- _Source excerpt_:
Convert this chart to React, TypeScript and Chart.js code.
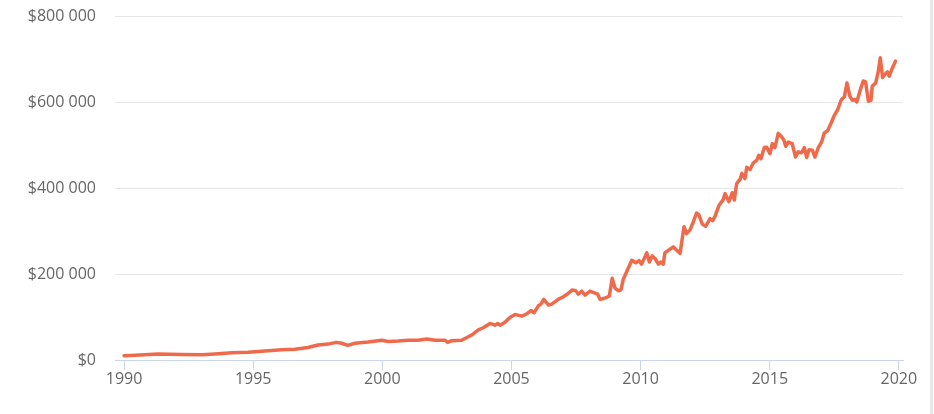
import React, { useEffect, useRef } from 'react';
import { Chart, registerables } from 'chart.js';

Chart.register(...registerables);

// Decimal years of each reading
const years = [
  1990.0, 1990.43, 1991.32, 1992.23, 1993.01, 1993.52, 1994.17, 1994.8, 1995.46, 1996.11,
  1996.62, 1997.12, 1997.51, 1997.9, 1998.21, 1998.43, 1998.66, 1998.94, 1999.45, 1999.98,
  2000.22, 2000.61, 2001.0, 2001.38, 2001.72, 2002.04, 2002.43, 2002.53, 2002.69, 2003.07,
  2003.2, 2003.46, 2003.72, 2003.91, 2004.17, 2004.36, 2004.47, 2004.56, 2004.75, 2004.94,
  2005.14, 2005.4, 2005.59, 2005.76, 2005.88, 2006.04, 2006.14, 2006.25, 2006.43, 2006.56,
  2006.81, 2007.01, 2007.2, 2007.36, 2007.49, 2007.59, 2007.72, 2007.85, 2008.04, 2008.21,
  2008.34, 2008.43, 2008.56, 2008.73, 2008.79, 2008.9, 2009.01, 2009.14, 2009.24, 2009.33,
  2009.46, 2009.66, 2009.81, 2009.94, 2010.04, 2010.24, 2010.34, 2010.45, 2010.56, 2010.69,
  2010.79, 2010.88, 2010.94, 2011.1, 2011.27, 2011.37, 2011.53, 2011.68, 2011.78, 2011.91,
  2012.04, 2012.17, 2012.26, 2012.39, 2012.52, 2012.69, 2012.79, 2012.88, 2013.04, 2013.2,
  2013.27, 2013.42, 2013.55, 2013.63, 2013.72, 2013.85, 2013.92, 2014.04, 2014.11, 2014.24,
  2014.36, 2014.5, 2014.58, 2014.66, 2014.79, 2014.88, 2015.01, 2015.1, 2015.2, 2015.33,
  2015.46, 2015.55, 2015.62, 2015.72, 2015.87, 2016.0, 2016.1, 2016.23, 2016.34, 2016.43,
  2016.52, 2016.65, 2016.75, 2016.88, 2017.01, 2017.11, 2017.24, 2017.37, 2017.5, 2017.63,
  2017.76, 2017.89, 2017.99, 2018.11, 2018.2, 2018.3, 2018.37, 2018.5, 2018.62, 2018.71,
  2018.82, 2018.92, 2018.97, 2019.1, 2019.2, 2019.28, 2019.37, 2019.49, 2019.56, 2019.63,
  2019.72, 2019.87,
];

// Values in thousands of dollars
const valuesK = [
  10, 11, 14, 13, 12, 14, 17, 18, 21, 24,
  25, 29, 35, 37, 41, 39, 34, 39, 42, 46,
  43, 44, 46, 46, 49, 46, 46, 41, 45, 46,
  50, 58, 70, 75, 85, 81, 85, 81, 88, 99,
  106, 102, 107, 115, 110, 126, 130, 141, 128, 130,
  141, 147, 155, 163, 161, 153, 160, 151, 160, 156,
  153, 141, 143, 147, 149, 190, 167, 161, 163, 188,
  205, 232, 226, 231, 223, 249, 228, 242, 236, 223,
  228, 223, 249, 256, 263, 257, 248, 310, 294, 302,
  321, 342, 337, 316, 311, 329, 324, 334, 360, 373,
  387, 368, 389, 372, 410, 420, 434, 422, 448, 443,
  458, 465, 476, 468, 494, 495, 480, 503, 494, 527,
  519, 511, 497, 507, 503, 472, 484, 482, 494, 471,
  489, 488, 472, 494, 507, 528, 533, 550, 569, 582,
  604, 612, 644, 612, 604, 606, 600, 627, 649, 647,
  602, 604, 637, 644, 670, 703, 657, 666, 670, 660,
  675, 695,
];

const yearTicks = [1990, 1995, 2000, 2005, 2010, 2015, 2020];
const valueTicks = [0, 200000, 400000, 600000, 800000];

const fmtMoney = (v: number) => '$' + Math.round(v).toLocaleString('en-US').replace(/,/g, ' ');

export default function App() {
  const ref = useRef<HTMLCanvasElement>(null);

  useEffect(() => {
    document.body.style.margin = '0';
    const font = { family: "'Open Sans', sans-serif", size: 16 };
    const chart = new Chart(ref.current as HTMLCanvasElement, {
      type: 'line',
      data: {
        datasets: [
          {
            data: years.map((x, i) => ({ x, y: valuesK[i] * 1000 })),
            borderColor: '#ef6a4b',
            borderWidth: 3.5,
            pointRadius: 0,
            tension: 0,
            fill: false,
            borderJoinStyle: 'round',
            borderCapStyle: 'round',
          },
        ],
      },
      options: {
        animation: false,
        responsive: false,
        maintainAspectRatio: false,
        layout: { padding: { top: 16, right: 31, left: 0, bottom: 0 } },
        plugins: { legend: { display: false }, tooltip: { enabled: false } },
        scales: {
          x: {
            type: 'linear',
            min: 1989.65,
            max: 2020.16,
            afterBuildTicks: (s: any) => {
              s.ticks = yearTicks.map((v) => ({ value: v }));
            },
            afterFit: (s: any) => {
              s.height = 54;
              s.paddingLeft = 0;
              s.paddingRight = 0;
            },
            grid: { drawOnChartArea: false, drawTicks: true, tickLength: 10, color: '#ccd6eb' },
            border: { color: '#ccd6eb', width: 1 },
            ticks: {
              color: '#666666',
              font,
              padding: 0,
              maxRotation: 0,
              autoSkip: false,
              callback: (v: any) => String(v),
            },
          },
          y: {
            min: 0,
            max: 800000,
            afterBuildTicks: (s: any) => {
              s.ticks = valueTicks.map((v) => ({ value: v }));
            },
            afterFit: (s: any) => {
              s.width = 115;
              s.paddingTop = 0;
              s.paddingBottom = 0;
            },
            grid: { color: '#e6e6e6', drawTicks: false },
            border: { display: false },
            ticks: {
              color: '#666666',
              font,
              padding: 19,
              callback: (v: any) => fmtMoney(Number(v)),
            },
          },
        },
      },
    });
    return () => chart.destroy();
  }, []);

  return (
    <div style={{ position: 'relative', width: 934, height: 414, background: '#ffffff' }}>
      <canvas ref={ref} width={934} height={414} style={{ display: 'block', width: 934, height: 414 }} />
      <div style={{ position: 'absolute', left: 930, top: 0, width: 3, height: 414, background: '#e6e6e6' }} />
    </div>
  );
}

- _Set exercise_: Write out again exactly the lines from the start of the data above through the line containing "Chart.register(...registerables);", inclusive, excluding any pictures.

- _Response_:
Convert this chart to React, TypeScript and Chart.js code.
import React, { useEffect, useRef } from 'react';
import { Chart, registerables } from 'chart.js';

Chart.register(...registerables);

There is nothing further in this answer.